----- Data provided -----
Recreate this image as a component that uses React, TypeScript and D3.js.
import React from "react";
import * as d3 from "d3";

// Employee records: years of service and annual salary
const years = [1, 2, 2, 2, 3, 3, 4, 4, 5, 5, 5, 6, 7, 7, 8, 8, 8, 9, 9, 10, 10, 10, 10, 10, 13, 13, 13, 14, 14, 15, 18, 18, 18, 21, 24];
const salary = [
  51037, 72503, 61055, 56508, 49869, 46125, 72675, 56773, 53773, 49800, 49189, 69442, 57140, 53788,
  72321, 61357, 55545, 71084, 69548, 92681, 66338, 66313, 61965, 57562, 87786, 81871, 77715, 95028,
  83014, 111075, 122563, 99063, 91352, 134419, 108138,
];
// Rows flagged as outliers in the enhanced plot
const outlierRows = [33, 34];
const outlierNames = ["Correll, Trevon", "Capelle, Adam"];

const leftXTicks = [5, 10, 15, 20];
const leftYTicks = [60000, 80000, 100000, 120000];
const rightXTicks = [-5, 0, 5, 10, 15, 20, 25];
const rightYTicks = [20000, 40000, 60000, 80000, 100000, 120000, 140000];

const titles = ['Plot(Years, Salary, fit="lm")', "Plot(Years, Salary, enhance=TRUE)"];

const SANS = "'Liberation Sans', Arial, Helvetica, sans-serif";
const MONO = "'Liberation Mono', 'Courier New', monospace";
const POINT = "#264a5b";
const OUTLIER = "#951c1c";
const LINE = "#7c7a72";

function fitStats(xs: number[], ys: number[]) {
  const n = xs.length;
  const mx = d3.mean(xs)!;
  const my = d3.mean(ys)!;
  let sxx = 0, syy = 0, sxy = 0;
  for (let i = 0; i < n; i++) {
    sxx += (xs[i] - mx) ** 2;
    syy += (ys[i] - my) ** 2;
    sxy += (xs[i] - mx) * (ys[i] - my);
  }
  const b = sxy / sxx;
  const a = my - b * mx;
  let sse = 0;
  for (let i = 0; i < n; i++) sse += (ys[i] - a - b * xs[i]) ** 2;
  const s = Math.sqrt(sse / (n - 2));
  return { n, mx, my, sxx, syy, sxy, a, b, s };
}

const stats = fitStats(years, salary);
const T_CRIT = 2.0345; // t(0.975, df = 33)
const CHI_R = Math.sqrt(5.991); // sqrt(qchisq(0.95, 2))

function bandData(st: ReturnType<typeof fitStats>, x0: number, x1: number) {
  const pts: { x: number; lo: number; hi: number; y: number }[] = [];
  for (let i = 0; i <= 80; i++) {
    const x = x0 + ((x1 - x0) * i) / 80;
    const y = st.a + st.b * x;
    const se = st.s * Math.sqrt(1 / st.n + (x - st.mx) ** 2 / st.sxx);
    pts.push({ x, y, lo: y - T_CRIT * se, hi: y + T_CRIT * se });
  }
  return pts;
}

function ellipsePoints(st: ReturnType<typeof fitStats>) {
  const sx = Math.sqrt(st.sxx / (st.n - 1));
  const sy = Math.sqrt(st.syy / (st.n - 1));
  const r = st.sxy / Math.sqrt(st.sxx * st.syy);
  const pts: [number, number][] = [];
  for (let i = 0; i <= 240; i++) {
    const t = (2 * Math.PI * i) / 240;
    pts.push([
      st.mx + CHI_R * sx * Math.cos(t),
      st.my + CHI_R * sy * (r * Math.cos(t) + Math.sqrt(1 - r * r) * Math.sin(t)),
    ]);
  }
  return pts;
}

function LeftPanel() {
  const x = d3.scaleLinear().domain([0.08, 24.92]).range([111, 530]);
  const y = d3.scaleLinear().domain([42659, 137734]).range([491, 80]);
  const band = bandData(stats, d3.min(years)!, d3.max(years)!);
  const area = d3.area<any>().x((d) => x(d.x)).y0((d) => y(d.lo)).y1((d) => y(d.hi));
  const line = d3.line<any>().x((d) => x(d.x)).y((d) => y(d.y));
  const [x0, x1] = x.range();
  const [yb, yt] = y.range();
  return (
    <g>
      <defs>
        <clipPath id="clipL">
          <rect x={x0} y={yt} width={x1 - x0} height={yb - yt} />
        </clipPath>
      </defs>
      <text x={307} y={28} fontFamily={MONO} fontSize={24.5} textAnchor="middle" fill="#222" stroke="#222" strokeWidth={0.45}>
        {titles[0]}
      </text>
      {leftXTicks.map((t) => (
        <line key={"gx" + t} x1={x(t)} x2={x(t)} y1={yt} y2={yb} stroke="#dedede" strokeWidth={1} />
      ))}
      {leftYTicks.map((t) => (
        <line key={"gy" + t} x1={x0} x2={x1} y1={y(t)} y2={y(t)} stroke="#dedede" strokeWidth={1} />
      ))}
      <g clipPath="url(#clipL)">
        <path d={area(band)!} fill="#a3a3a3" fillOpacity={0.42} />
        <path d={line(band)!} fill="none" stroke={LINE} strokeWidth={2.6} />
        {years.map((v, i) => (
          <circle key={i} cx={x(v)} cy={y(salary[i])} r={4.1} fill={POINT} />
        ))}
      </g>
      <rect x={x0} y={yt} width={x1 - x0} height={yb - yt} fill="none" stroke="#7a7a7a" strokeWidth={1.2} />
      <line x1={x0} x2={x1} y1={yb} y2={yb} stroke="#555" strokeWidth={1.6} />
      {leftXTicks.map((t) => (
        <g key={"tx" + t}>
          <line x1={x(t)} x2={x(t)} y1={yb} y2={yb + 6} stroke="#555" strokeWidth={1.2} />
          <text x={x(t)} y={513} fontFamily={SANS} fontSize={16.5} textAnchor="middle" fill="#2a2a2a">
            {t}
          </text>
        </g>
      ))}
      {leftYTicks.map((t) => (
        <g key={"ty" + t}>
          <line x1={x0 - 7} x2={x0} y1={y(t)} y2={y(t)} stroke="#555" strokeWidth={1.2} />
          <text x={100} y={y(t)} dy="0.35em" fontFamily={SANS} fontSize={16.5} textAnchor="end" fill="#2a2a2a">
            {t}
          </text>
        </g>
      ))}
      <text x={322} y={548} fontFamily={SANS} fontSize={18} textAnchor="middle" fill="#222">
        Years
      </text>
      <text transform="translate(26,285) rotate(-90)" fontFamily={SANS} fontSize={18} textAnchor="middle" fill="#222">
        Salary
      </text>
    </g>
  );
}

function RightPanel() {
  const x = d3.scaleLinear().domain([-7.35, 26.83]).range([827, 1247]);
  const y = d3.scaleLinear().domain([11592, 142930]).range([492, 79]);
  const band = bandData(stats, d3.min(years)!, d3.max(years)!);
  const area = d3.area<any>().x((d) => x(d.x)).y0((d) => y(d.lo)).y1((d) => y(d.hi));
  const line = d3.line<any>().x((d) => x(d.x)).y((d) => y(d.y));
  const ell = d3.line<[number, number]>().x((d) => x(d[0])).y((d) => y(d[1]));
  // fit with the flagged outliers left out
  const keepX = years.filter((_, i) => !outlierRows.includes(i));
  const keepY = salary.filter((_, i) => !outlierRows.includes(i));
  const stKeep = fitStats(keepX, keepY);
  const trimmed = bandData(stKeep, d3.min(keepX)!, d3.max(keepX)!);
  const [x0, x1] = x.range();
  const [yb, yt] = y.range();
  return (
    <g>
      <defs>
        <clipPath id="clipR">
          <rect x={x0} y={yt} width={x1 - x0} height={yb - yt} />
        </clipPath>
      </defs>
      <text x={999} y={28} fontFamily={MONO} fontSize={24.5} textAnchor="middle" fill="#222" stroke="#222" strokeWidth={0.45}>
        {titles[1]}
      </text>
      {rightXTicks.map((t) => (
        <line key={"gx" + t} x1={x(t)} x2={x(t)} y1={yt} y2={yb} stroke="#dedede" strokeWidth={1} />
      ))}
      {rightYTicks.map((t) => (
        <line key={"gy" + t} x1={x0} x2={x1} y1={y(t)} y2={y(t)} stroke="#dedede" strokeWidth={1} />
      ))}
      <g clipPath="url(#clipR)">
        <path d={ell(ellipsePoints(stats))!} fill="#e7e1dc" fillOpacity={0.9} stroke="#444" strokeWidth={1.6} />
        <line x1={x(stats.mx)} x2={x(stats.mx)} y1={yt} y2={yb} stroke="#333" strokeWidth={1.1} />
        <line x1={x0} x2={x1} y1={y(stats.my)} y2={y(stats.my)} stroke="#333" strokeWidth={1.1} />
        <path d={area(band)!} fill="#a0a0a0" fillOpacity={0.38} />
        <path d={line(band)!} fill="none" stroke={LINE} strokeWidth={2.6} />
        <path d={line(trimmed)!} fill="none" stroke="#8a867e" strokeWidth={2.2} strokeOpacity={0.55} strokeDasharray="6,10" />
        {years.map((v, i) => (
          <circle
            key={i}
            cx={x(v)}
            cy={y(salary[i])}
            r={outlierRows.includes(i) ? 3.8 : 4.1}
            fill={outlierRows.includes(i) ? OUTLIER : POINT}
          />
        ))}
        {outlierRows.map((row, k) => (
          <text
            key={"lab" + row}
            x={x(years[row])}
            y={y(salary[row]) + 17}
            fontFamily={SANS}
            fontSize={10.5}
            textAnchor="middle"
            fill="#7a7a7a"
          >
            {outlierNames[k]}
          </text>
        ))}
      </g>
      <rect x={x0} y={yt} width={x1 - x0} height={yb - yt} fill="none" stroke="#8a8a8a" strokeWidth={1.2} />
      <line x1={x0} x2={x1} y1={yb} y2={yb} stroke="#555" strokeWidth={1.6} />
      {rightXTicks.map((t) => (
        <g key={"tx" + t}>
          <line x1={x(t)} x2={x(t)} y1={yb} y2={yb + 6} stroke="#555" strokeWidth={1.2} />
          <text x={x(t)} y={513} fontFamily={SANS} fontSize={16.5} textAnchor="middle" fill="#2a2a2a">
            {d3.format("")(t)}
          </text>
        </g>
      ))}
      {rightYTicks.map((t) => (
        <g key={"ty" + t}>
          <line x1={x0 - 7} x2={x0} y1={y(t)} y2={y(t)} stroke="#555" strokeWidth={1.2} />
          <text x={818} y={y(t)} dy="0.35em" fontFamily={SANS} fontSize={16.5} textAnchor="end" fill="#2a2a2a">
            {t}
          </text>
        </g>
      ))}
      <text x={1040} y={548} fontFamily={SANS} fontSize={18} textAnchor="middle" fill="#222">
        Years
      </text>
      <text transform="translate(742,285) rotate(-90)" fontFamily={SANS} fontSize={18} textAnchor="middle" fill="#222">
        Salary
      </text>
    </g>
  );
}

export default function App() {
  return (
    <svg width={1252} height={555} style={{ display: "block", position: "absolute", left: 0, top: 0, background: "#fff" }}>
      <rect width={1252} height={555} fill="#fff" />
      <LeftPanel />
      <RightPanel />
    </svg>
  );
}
-----
Instructions to follow
Quote exactly the stretch of lines above that starts at the first one and ends at the line with "import * as", and nothing beyond it.

Final answer
Recreate this image as a component that uses React, TypeScript and D3.js.
import React from "react";
import * as d3 from "d3";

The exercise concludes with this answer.